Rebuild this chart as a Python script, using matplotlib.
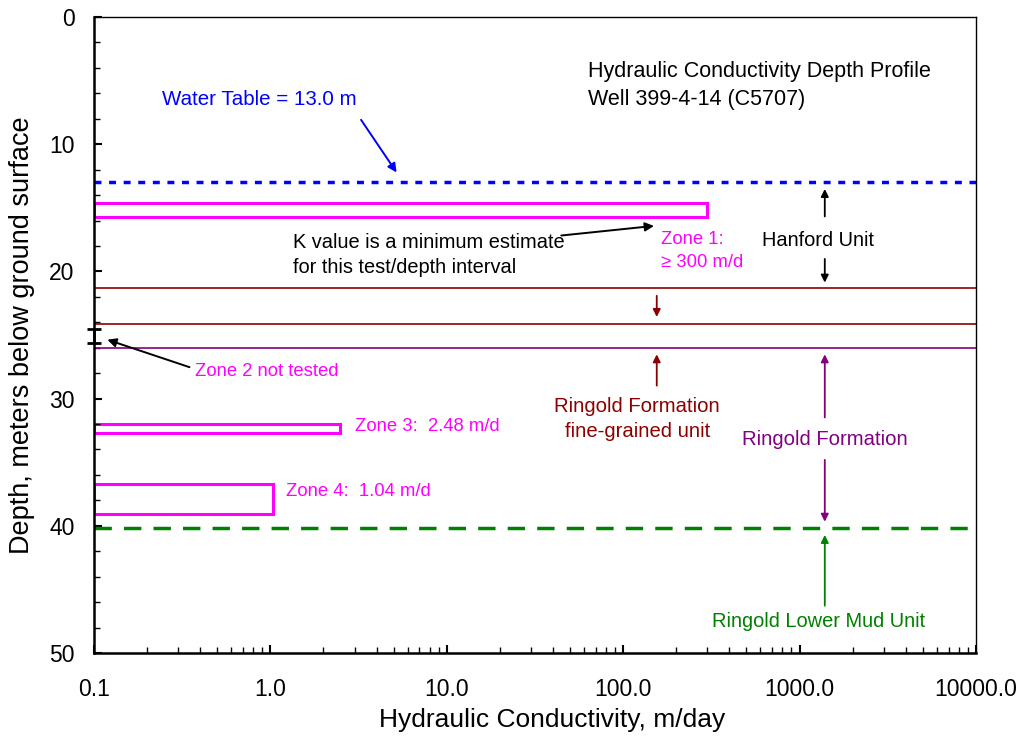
import matplotlib
matplotlib.use('Agg')
from matplotlib import pyplot as plt
from matplotlib.ticker import FixedLocator, MultipleLocator, LogLocator, NullFormatter

plt.rcParams['font.family'] = ['Liberation Sans', 'DejaVu Sans']

# tested zones: hydraulic conductivity (m/d) and depth interval (m)
zone_k = [300.0, 2.48, 1.04]
zone_top = [14.6, 32.0, 36.7]
zone_bottom = [15.7, 32.7, 39.1]
zone_labels = ['Zone 1:\n≥ 300 m/d', 'Zone 3:  2.48 m/d', 'Zone 4:  1.04 m/d']

# zone 2 interval (not tested)
zone2_top, zone2_bottom = 24.5, 25.6

# contacts, m below ground surface
water_table = 13.0
hanford_base = 21.3
fine_base = 24.1
ringold_top = 26.0
mud_top = 40.2

x_ticks = [0.1, 1, 10, 100, 1000, 10000]
x_tick_labels = ['0.1', '1.0', '10.0', '100.0', '1000.0', '10000.0']
y_ticks = [0, 10, 20, 30, 40, 50]

magenta = '#FF00FF'
brown = '#8B0000'
purple = '#800080'
green = '#008000'
blue = '#0000FF'

fig = plt.figure(figsize=(10.23, 7.41), dpi=100)
ax = fig.add_axes([0.0919, 0.1188, 0.8621, 0.8582])
ax.set_xscale('log')
ax.set_xlim(0.1, 10000)
ax.set_ylim(50, 0)

# horizons
ax.axhline(water_table, color=blue, lw=2.5, ls=(0, (2, 2.2)))
ax.axhline(hanford_base, color=brown, lw=1.2)
ax.axhline(fine_base, color=brown, lw=1.2)
ax.axhline(ringold_top, color=purple, lw=1.2)
ax.axhline(mud_top, color=green, lw=2.5, ls=(0, (5, 3.5)))

# zone boxes
for k, top, bot in zip(zone_k, zone_top, zone_bottom):
    ax.barh((top + bot) / 2, k - 0.1, height=bot - top, left=0.1,
            facecolor='none', edgecolor=magenta, lw=2.2)

ax.errorbar([0.1], [(zone2_top + zone2_bottom) / 2], yerr=[(zone2_bottom - zone2_top) / 2],
            color='black', lw=2, capsize=5, capthick=2, clip_on=False, zorder=5)

arrow = dict(arrowstyle='-|>', lw=1.4, mutation_scale=13)
unit_arrow = dict(arrowstyle='-|>', lw=1.3, mutation_scale=11)

# zone labels
ax.text(164, 18.4, zone_labels[0], color=magenta, fontsize=13.3, va='center', linespacing=1.5)
ax.text(3.02, 32.2, zone_labels[1], color=magenta, fontsize=13.3, va='center')
ax.text(1.225, 37.3, zone_labels[2], color=magenta, fontsize=13.3, va='center')
ax.text(0.374, 27.9, 'Zone 2 not tested', color=magenta, fontsize=13.3, va='center')
ax.annotate('', xy=(0.115, 25.3), xytext=(0.36, 27.6), arrowprops=dict(arrow, color='black'))

# water table label
ax.text(0.243, 6.5, 'Water Table = 13.0 m', color=blue, fontsize=14.8, va='center')
ax.annotate('', xy=(5.3, 12.4), xytext=(3.2, 7.9), arrowprops=dict(arrow, color=blue))

# minimum estimate note
ax.text(1.34, 18.7, 'K value is a minimum estimate\nfor this test/depth interval',
        fontsize=14.4, va='center', linespacing=1.45)
ax.annotate('', xy=(155, 16.4), xytext=(43, 17.2), arrowprops=dict(arrow, color='black'))

# title block
ax.text(63, 5.4, 'Hydraulic Conductivity Depth Profile\nWell 399-4-14 (C5707)',
        fontsize=15.5, va='center', linespacing=1.42)

# unit arrows
unit_x = 1390
ax.annotate('', xy=(unit_x, water_table + 0.3), xytext=(unit_x, 15.9),
            arrowprops=dict(unit_arrow, color='black'))
ax.annotate('', xy=(unit_x, hanford_base - 0.2), xytext=(unit_x, 18.8),
            arrowprops=dict(unit_arrow, color='black'))
ax.text(1271, 17.6, 'Hanford Unit', fontsize=14.4, ha='center', va='center')

fine_x = 155
ax.annotate('', xy=(fine_x, fine_base - 0.3), xytext=(fine_x, 21.7),
            arrowprops=dict(unit_arrow, color=brown))
ax.annotate('', xy=(fine_x, ringold_top + 0.3), xytext=(fine_x, 29.2),
            arrowprops=dict(unit_arrow, color=brown))
ax.text(120, 31.6, 'Ringold Formation\nfine-grained unit', color=brown,
        fontsize=14.6, ha='center', va='center', linespacing=1.45)

ax.annotate('', xy=(unit_x, ringold_top + 0.3), xytext=(unit_x, 31.7),
            arrowprops=dict(unit_arrow, color=purple))
ax.annotate('', xy=(unit_x, mud_top - 0.3), xytext=(unit_x, 34.6),
            arrowprops=dict(unit_arrow, color=purple))
ax.text(unit_x, 33.25, 'Ringold Formation', color=purple, fontsize=14.6, ha='center', va='center')

ax.annotate('', xy=(unit_x, mud_top + 0.3), xytext=(unit_x, 46.5),
            arrowprops=dict(unit_arrow, color=green))
ax.text(1283, 47.5, 'Ringold Lower Mud Unit', color=green, fontsize=14.4,
        ha='center', va='center')

# axes styling
ax.xaxis.set_major_locator(FixedLocator(x_ticks))
ax.set_xticklabels(x_tick_labels)
ax.xaxis.set_minor_locator(LogLocator(base=10, subs=range(2, 10)))
ax.xaxis.set_minor_formatter(NullFormatter())
ax.yaxis.set_major_locator(FixedLocator(y_ticks))
ax.yaxis.set_minor_locator(MultipleLocator(2))
ax.tick_params(which='both', direction='in', top=False, right=False, labelsize=16.5)
ax.tick_params(which='major', length=6, width=1.5)
ax.tick_params(which='minor', length=4, width=1.0)
ax.tick_params(axis='x', pad=18)
ax.tick_params(axis='y', pad=14)
for side in ['left', 'bottom']:
    ax.spines[side].set_linewidth(1.8)
for side in ['top', 'right']:
    ax.spines[side].set_linewidth(1.0)

ax.set_xlabel('Hydraulic Conductivity, m/day', fontsize=19, labelpad=5, x=0.52)
ax.set_ylabel('Depth, meters below ground surface', fontsize=19.5, labelpad=10)

fig.savefig('out.png', dpi=100)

» GIVEN INSTRUCTION:
Do not include the images; transcribe the rest of the listing exactly.

» CORRECT ANSWER:
Rebuild this chart as a Python script, using matplotlib.
import matplotlib
matplotlib.use('Agg')
from matplotlib import pyplot as plt
from matplotlib.ticker import FixedLocator, MultipleLocator, LogLocator, NullFormatter

plt.rcParams['font.family'] = ['Liberation Sans', 'DejaVu Sans']

# tested zones: hydraulic conductivity (m/d) and depth interval (m)
zone_k = [300.0, 2.48, 1.04]
zone_top = [14.6, 32.0, 36.7]
zone_bottom = [15.7, 32.7, 39.1]
zone_labels = ['Zone 1:\n≥ 300 m/d', 'Zone 3:  2.48 m/d', 'Zone 4:  1.04 m/d']

# zone 2 interval (not tested)
zone2_top, zone2_bottom = 24.5, 25.6

# contacts, m below ground surface
water_table = 13.0
hanford_base = 21.3
fine_base = 24.1
ringold_top = 26.0
mud_top = 40.2

x_ticks = [0.1, 1, 10, 100, 1000, 10000]
x_tick_labels = ['0.1', '1.0', '10.0', '100.0', '1000.0', '10000.0']
y_ticks = [0, 10, 20, 30, 40, 50]

magenta = '#FF00FF'
brown = '#8B0000'
purple = '#800080'
green = '#008000'
blue = '#0000FF'

fig = plt.figure(figsize=(10.23, 7.41), dpi=100)
ax = fig.add_axes([0.0919, 0.1188, 0.8621, 0.8582])
ax.set_xscale('log')
ax.set_xlim(0.1, 10000)
ax.set_ylim(50, 0)

# horizons
ax.axhline(water_table, color=blue, lw=2.5, ls=(0, (2, 2.2)))
ax.axhline(hanford_base, color=brown, lw=1.2)
ax.axhline(fine_base, color=brown, lw=1.2)
ax.axhline(ringold_top, color=purple, lw=1.2)
ax.axhline(mud_top, color=green, lw=2.5, ls=(0, (5, 3.5)))

# zone boxes
for k, top, bot in zip(zone_k, zone_top, zone_bottom):
    ax.barh((top + bot) / 2, k - 0.1, height=bot - top, left=0.1,
            facecolor='none', edgecolor=magenta, lw=2.2)

ax.errorbar([0.1], [(zone2_top + zone2_bottom) / 2], yerr=[(zone2_bottom - zone2_top) / 2],
            color='black', lw=2, capsize=5, capthick=2, clip_on=False, zorder=5)

arrow = dict(arrowstyle='-|>', lw=1.4, mutation_scale=13)
unit_arrow = dict(arrowstyle='-|>', lw=1.3, mutation_scale=11)

# zone labels
ax.text(164, 18.4, zone_labels[0], color=magenta, fontsize=13.3, va='center', linespacing=1.5)
ax.text(3.02, 32.2, zone_labels[1], color=magenta, fontsize=13.3, va='center')
ax.text(1.225, 37.3, zone_labels[2], color=magenta, fontsize=13.3, va='center')
ax.text(0.374, 27.9, 'Zone 2 not tested', color=magenta, fontsize=13.3, va='center')
ax.annotate('', xy=(0.115, 25.3), xytext=(0.36, 27.6), arrowprops=dict(arrow, color='black'))

# water table label
ax.text(0.243, 6.5, 'Water Table = 13.0 m', color=blue, fontsize=14.8, va='center')
ax.annotate('', xy=(5.3, 12.4), xytext=(3.2, 7.9), arrowprops=dict(arrow, color=blue))

# minimum estimate note
ax.text(1.34, 18.7, 'K value is a minimum estimate\nfor this test/depth interval',
        fontsize=14.4, va='center', linespacing=1.45)
ax.annotate('', xy=(155, 16.4), xytext=(43, 17.2), arrowprops=dict(arrow, color='black'))

# title block
ax.text(63, 5.4, 'Hydraulic Conductivity Depth Profile\nWell 399-4-14 (C5707)',
        fontsize=15.5, va='center', linespacing=1.42)

# unit arrows
unit_x = 1390
ax.annotate('', xy=(unit_x, water_table + 0.3), xytext=(unit_x, 15.9),
            arrowprops=dict(unit_arrow, color='black'))
ax.annotate('', xy=(unit_x, hanford_base - 0.2), xytext=(unit_x, 18.8),
            arrowprops=dict(unit_arrow, color='black'))
ax.text(1271, 17.6, 'Hanford Unit', fontsize=14.4, ha='center', va='center')

fine_x = 155
ax.annotate('', xy=(fine_x, fine_base - 0.3), xytext=(fine_x, 21.7),
            arrowprops=dict(unit_arrow, color=brown))
ax.annotate('', xy=(fine_x, ringold_top + 0.3), xytext=(fine_x, 29.2),
            arrowprops=dict(unit_arrow, color=brown))
ax.text(120, 31.6, 'Ringold Formation\nfine-grained unit', color=brown,
        fontsize=14.6, ha='center', va='center', linespacing=1.45)

ax.annotate('', xy=(unit_x, ringold_top + 0.3), xytext=(unit_x, 31.7),
            arrowprops=dict(unit_arrow, color=purple))
ax.annotate('', xy=(unit_x, mud_top - 0.3), xytext=(unit_x, 34.6),
            arrowprops=dict(unit_arrow, color=purple))
ax.text(unit_x, 33.25, 'Ringold Formation', color=purple, fontsize=14.6, ha='center', va='center')

ax.annotate('', xy=(unit_x, mud_top + 0.3), xytext=(unit_x, 46.5),
            arrowprops=dict(unit_arrow, color=green))
ax.text(1283, 47.5, 'Ringold Lower Mud Unit', color=green, fontsize=14.4,
        ha='center', va='center')

# axes styling
ax.xaxis.set_major_locator(FixedLocator(x_ticks))
ax.set_xticklabels(x_tick_labels)
ax.xaxis.set_minor_locator(LogLocator(base=10, subs=range(2, 10)))
ax.xaxis.set_minor_formatter(NullFormatter())
ax.yaxis.set_major_locator(FixedLocator(y_ticks))
ax.yaxis.set_minor_locator(MultipleLocator(2))
ax.tick_params(which='both', direction='in', top=False, right=False, labelsize=16.5)
ax.tick_params(which='major', length=6, width=1.5)
ax.tick_params(which='minor', length=4, width=1.0)
ax.tick_params(axis='x', pad=18)
ax.tick_params(axis='y', pad=14)
for side in ['left', 'bottom']:
    ax.spines[side].set_linewidth(1.8)
for side in ['top', 'right']:
    ax.spines[side].set_linewidth(1.0)

ax.set_xlabel('Hydraulic Conductivity, m/day', fontsize=19, labelpad=5, x=0.52)
ax.set_ylabel('Depth, meters below ground surface', fontsize=19.5, labelpad=10)

fig.savefig('out.png', dpi=100)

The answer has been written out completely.